A Mini-Neptune (sometimes known as a gas dwarf or transitional planet) is a planet less massive than Neptune but resembling Neptune in that it has a thick hydrogen–helium atmosphere, probably with deep layers of ice, rock or liquid oceans (made of water, ammonia, a mixture of both, or heavier volatiles).
A gas dwarf is a gas planet with a rocky core that has accumulated a thick envelope of hydrogen, helium, and other volatiles, having, as a result, a total radius between 1.7 and 3.9 Earth radii (1.7–3.9 REarth). The term is used in a three-tier, metallicity-based classification regime for short-period exoplanets, which also includes the rocky, terrestrial-like planets with less than 1.7 REarth and planets greater than 3.9 REarth, namely ice giants and gas giants.

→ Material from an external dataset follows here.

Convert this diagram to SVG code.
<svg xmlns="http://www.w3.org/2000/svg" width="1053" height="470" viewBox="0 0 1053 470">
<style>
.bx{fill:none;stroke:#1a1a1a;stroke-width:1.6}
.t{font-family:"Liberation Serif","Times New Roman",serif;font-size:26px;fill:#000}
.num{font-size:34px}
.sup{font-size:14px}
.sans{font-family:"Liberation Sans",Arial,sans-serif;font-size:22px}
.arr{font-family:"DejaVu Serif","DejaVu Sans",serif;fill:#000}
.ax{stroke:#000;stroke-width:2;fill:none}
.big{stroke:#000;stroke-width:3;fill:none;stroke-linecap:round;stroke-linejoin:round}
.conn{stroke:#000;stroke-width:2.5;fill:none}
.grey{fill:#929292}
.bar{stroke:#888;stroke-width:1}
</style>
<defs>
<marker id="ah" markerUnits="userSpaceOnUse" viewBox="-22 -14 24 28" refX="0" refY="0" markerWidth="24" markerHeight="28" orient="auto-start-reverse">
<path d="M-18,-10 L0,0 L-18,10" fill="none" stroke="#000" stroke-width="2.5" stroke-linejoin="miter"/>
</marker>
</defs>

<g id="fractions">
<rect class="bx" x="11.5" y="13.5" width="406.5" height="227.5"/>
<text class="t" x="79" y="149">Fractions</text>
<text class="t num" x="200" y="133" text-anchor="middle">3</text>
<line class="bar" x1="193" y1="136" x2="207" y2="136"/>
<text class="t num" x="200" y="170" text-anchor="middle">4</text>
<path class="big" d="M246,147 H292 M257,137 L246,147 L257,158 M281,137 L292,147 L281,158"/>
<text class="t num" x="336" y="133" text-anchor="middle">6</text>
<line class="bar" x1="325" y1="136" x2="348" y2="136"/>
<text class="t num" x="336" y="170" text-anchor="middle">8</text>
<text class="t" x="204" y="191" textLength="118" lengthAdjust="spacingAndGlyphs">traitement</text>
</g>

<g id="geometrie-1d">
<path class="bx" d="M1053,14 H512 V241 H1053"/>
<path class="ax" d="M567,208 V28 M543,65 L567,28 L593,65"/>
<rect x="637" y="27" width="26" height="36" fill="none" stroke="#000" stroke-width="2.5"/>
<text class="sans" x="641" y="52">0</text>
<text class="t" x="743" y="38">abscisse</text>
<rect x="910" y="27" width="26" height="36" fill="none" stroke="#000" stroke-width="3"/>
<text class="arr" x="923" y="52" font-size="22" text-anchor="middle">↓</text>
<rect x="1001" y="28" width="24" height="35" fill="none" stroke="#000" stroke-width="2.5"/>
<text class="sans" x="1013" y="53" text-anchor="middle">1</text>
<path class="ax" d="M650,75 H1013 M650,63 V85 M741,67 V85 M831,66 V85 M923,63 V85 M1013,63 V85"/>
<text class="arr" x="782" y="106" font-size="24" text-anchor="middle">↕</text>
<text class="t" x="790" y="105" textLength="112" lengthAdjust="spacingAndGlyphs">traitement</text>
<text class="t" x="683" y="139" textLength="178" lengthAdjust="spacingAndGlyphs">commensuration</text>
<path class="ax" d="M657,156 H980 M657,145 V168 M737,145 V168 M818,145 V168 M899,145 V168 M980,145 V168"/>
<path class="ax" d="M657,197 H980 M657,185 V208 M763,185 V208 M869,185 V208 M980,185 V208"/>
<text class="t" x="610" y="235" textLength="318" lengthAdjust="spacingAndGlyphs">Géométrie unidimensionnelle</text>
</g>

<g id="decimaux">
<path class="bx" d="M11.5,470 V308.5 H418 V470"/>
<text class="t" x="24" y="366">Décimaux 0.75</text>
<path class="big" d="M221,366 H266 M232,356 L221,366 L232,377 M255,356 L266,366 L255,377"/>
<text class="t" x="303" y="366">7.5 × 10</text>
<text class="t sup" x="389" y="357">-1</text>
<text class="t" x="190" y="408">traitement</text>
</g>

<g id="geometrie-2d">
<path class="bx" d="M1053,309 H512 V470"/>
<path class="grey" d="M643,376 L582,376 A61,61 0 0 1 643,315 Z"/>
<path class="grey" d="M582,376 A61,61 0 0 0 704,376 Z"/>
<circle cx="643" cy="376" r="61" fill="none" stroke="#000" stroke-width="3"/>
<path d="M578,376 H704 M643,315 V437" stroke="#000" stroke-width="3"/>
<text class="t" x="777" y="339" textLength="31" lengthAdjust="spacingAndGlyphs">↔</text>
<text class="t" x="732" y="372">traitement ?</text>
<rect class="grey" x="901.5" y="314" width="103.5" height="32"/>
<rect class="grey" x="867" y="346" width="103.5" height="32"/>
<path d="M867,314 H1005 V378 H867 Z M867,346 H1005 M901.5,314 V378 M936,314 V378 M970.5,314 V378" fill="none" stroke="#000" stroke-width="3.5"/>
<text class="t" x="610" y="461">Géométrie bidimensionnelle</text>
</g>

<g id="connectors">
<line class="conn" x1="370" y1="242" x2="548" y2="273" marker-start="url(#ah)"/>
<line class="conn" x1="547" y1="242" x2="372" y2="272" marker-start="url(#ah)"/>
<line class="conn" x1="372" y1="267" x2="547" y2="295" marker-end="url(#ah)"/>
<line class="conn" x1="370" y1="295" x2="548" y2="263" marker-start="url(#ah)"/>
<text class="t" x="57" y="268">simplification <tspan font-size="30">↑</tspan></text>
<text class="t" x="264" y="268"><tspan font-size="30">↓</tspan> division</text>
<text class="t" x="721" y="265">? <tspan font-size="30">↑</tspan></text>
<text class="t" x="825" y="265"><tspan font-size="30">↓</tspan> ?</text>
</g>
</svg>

Theoretical studies of such planets are loosely based on knowledge about Uranus and Neptune. Without a thick atmosphere, it would be classified as an ocean planet instead. An estimated dividing line between a rocky planet and a gaseous planet is around 1.6–2.0 Earth radii. Planets with larger radii and measured masses are mostly low-density and require an extended atmosphere to simultaneously explain their masses and radii, and observations show that planets larger than approximately 1.6 Earth-radius (and more massive than approximately 6 Earth-masses) contain significant amounts of volatiles or H–He gas, likely acquired during formation. Such planets appear to have a diversity of compositions that is not well-explained by a single mass–radius relation as that found for denser, rocky planets.
The lower limit for mass can vary widely for different planets depending on their compositions; the dividing mass can vary from as low as one to as high as 20 MEarth. Smaller gas planets and planets closer to their star will lose atmospheric mass more quickly via hydrodynamic escape than larger planets and planets farther out. A low-mass gas planet can still have a radius resembling that of a gas giant if it has the right temperature.

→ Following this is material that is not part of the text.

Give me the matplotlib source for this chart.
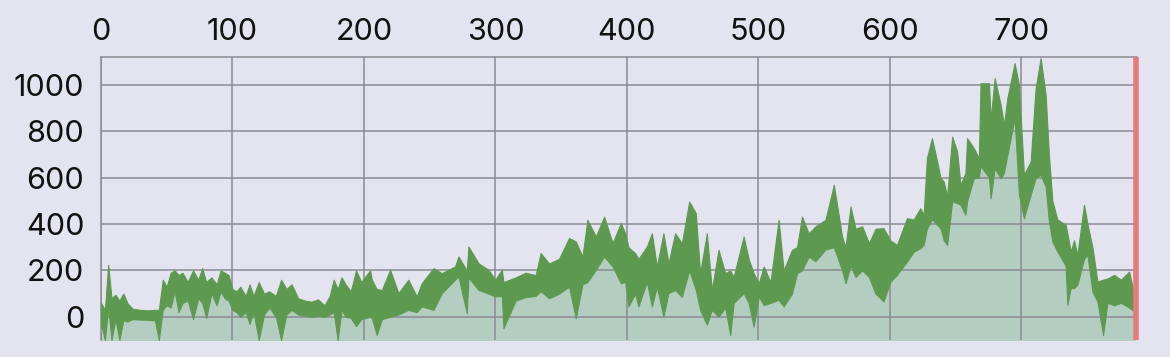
import numpy as np
import matplotlib.pyplot as plt

# --------------------------------------------
# Data
# --------------------------------------------

x_pos = [
    0, 3, 5.5, 8, 11, 14, 17, 20, 24, 30, 36, 41, 44, 47, 50, 53, 56, 59, 62, 66,
    70, 74, 77, 80, 84, 88, 91, 94, 97, 100, 103, 106, 110, 113, 116, 120, 124, 128, 133, 137,
    141, 145, 150, 155, 160, 165, 170, 174, 177, 180, 183, 186, 190, 194, 198, 204.7, 206, 209.7, 213.6, 219.9,
    226.2, 233.8, 240.1, 244, 252.9, 259.2, 269.3, 271.9, 278.2, 279.5, 287.1, 294.7, 299.8, 304.9, 306.1, 315.4, 323, 330.6, 334.4, 340.8,
    348.4, 356, 361.1, 366.2, 370, 376.4, 382.7, 389.1, 395.4, 398.7, 401.2, 406.3, 408.8, 415.2, 419, 422.8, 427.8, 431.6, 436.7, 441.8,
    447.4, 452.4, 455.7, 460.8, 464.6, 469.7, 474.8, 478.6, 481.2, 488.8, 492.6, 496.4, 500.3, 504.1, 509.2, 515.4, 519.2, 525.6, 529.4, 533.2,
    538.3, 543.4, 551, 557.4, 563.7, 566.3, 570.1, 573.9, 579, 584.1, 589.1, 595.2, 600.3, 605.4, 613, 618.1, 623.2, 625.7, 628.2, 632,
    636, 638.5, 641, 643.6, 647.4, 651.2, 653.7, 657.5, 658.8, 663.9, 667.7, 669, 675.4, 676.7, 679.7, 684.3, 686.8, 689.4, 694.9, 698.2,
    702, 707.1, 710.9, 714.7, 718.5, 721, 723.6, 727.4, 733.7, 735, 737.6, 740.1, 742.6, 747.7, 750.3, 754.1, 757.9, 762.2, 765.5, 770.6,
    775.7, 782, 785.9, 787,
]

upper = [
    60, 30, 224, 80, 95, 70, 100, 60, 35, 30, 28, 30, 30, 160, 130, 190, 200, 180, 190, 150,
    200, 160, 210, 150, 170, 140, 200, 190, 180, 120, 110, 130, 90, 140, 90, 150, 100, 110, 90, 160,
    120, 140, 80, 70, 65, 75, 50, 90, 160, 120, 170, 140, 110, 200, 150, 200, 160, 120, 116, 203,
    102, 160, 88, 145, 210, 188, 217, 260, 200, 303, 231, 203, 160, 203, 150, 170, 190, 180, 275, 230,
    250, 340, 325, 260, 418, 346, 432, 318, 404, 360, 300, 274, 250, 303, 360, 217, 360, 231, 360, 317,
    497, 447, 188, 360, 116, 289, 188, 200, 172, 346, 250, 188, 145, 217, 150, 418, 200, 289, 300, 432,
    360, 390, 418, 569, 346, 300, 476, 380, 390, 317, 380, 382, 330, 310, 425, 420, 468, 440, 684, 770,
    670, 600, 583, 520, 777, 713, 569, 620, 770, 727, 684, 1007, 1007, 850, 1029, 914, 828, 943, 1094, 1000,
    612, 670, 986, 1115, 957, 698, 500, 420, 397, 360, 282, 330, 267, 483, 400, 300, 152, 160, 165, 181,
    160, 195, 95, 90,
]

lower = [
    -30, -100, 40, -100, -10, -100, -15, -20, -10, -12, -13, -15, -100, 30, 50, 40, 110, 20, 60, 70,
    -10, 80, 60, -5, 100, 50, 110, 80, 70, 30, 20, 0, 20, -30, 20, -100, 10, 40, 0, -100,
    10, 30, 10, 5, 0, 5, 0, 10, 20, -100, 30, 0, -5, -40, -10, 0, -5, -78, -10, 0,
    10, 30, 20, 45, 30, 102, 160, 174, 16, 170, 116, 100, 88, 90, -49, 70, 85, 90, 110, 80,
    100, 130, -6, 140, 150, 203, 260, 217, 145, 150, 45, 100, 45, 150, 45, 130, 0, 102, 116, 86,
    200, 116, 30, -34, 30, 0, 40, -78, 60, 102, 60, -42, 88, 50, 60, 73, 45, 100, 188, 200,
    260, 240, 290, 300, 200, 145, 220, 172, 200, 172, 100, 66, 150, 181, 238, 280, 296, 310, 380, 420,
    397, 382, 330, 310, 497, 490, 483, 440, 500, 598, 600, 650, 600, 511, 640, 598, 620, 698, 856, 526,
    425, 526, 598, 612, 560, 411, 325, 282, 220, 52, 124, 124, 138, 250, 267, 109, 66, -78, 60, 50,
    60, 40, 23, 20,
]

x_ticks = [0, 100, 200, 300, 400, 500, 600, 700]
y_ticks = [0, 200, 400, 600, 800, 1000]
marker_x = 787

# --------------------------------------------
# Plot
# --------------------------------------------

bg = "#e3e4f0"
plt.rcParams["font.family"] = ["Inter", "DejaVu Sans"]

fig = plt.figure(figsize=(11.7, 3.57), dpi=100, facecolor=bg)
ax = fig.add_axes([0.0863, 0.0476, 0.8855, 0.7927])
ax.set_facecolor(bg)

x = np.array(x_pos)
up = np.array(upper)
lo = np.array(lower)

# light fill under the band, grid sits between it and the green band
ax.fill_between(x, -200, lo, color="#b3cdc1", lw=0, zorder=2)
ax.fill_between(x, lo, up, color="#5e9950", lw=0.8, edgecolor="#5e9950", zorder=3)
ax.axvline(marker_x, color="#e77b7b", lw=4, zorder=4, clip_on=False,
           solid_capstyle="butt")

ax.set_xlim(0, 788)
ax.set_ylim(-100, 1120)
ax.set_xticks(x_ticks)
ax.set_yticks(y_ticks)
ax.set_axisbelow(False)
ax.grid(True, color="#8a8a92", lw=1.1)

ax.xaxis.tick_top()
ax.tick_params(axis="both", length=0, labelsize=22, colors="#111111")
ax.tick_params(axis="x", pad=8)
ax.tick_params(axis="y", pad=12)

for side in ["bottom", "right"]:
    ax.spines[side].set_visible(False)
for side in ["left", "top"]:
    ax.spines[side].set_color("#8a8a92")
    ax.spines[side].set_linewidth(1.1)

plt.savefig("out.png", dpi=100, facecolor=bg)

Neptune-like planets are considerably rarer than sub-Neptunes, despite being only slightly bigger. This "radius cliff" separates sub-Neptunes (radius < 3 Earth radii) from Neptunes (radius > 3 Earth radii). This is thought to arise because, during formation when gas is accreting, the atmospheres of planets of that size reach the pressures required to force the hydrogen into the magma ocean, stalling radius growth. Then, once the magma ocean saturates, radius growth can continue. However, planets that have enough gas to reach saturation are much rarer, because they require much more gas.

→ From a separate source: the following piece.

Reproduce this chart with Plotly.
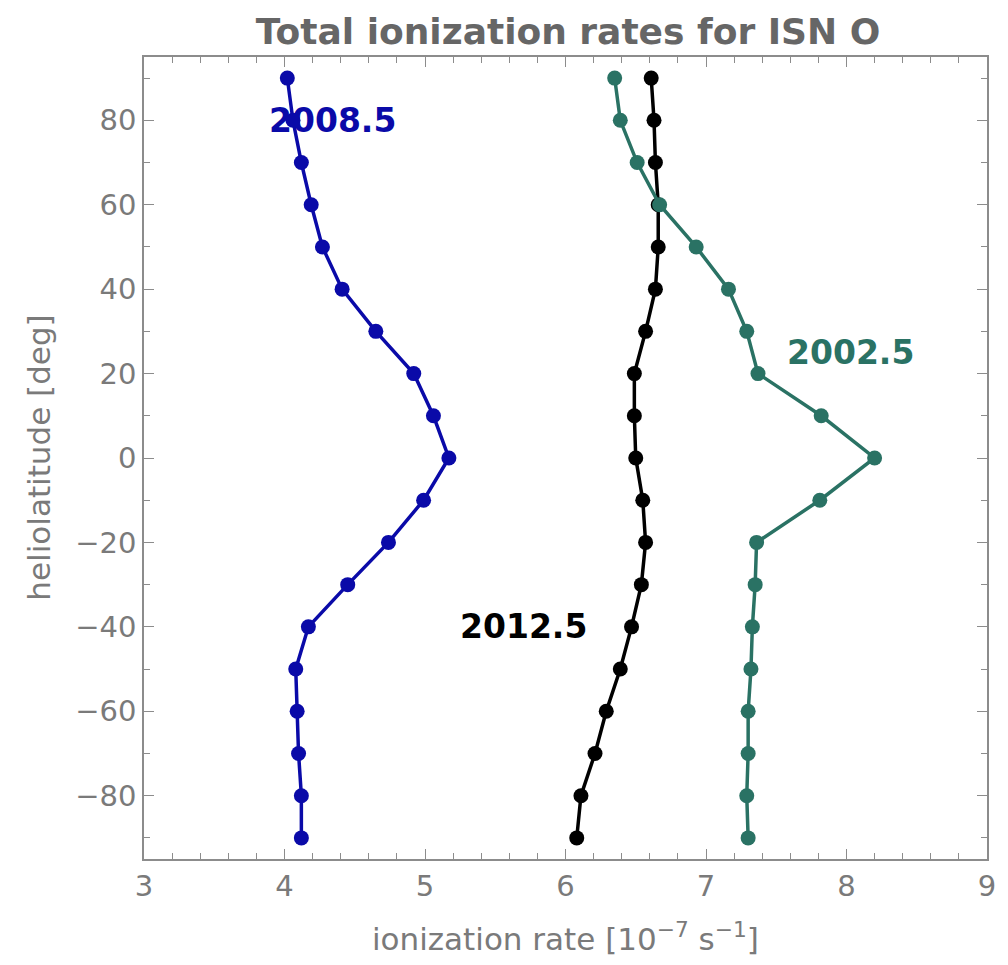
import plotly.graph_objects as go

latitude = [90, 80, 70, 60, 50, 40, 30, 20, 10, 0, -10, -20, -30, -40, -50, -60, -70, -80, -90]

rate_2008 = [4.02, 4.06, 4.12, 4.19, 4.27, 4.41, 4.65, 4.92, 5.06, 5.17,
             4.99, 4.74, 4.45, 4.17, 4.08, 4.09, 4.10, 4.12, 4.12]
rate_2012 = [6.61, 6.63, 6.64, 6.66, 6.66, 6.64, 6.57, 6.49, 6.49, 6.50,
             6.55, 6.57, 6.54, 6.47, 6.39, 6.29, 6.21, 6.11, 6.08]
rate_2002 = [6.35, 6.39, 6.51, 6.67, 6.93, 7.16, 7.29, 7.37, 7.82, 8.20,
             7.81, 7.36, 7.35, 7.33, 7.32, 7.30, 7.30, 7.29, 7.30]

series = [
    ("2008.5", rate_2008, "#0a0aa8", 4.34, 80),
    ("2012.5", rate_2012, "#000000", 5.70, -40),
    ("2002.5", rate_2002, "#2a7264", 8.03, 25),
]

FONT = "DejaVu Sans, Verdana, sans-serif"
GRAY = "#7a7a7a"

fig = go.Figure()
for name, vals, color, lx, ly in series:
    fig.add_trace(go.Scatter(
        x=vals, y=latitude, mode="lines+markers", name=name,
        line=dict(color=color, width=3.5),
        marker=dict(color=color, size=15),
        showlegend=False,
    ))
    fig.add_annotation(x=lx, y=ly, xref="x", yref="y", text="<b>" + name + "</b>",
                       showarrow=False, font=dict(family=FONT, size=33, color=color))

axis_common = dict(
    showgrid=False, zeroline=False, showline=True, linecolor="#8c8c8c", linewidth=1.5,
    mirror="ticks", ticks="inside", tickcolor="#8c8c8c", tickwidth=1.2,
    tickfont=dict(family=FONT, size=29, color=GRAY),
)

fig.update_xaxes(range=[3, 9], dtick=1, tick0=3, ticklen=10,
                 minor=dict(dtick=0.2, ticks="inside", ticklen=6, tickcolor="#8c8c8c", tickwidth=1.2),
                 **axis_common)
fig.update_yaxes(range=[-95, 95], dtick=20, tick0=0, ticklen=10,
                 minor=dict(dtick=10, ticks="inside", ticklen=6, tickcolor="#8c8c8c", tickwidth=1.2),
                 **axis_common)

fig.add_annotation(x=0.5, y=-0.097, xref="paper", yref="paper", yanchor="middle",
                   text="ionization rate [10<sup>−7</sup> s<sup>−1</sup>]", showarrow=False,
                   font=dict(family=FONT, size=31, color=GRAY))
fig.add_annotation(x=-0.125, y=0.5, xref="paper", yref="paper", xanchor="center",
                   text="heliolatitude [deg]", textangle=-90, showarrow=False,
                   font=dict(family=FONT, size=31, color=GRAY))

fig.update_layout(
    width=1008, height=965,
    margin=dict(l=144, r=15, t=57, b=106),
    paper_bgcolor="white", plot_bgcolor="white",
    title=dict(text="<b>Total ionization rates for ISN O</b>", x=0.5635, xanchor="center",
               y=1 - 31 / 965, yanchor="middle",
               font=dict(family=FONT, size=36, color="#666666")),
)

fig.write_html("out.html")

The smallest known extrasolar planet that might be a gas dwarf is Kepler-138d, which is less massive than Earth but has a 60% larger volume and therefore has a density 2.1+2.2
−1.2 g/cm3) that indicates either a substantial water content or possibly a thick gas envelope. However, more recent evidence suggests that it may be more dense than previously though, and could be an ocean planet instead.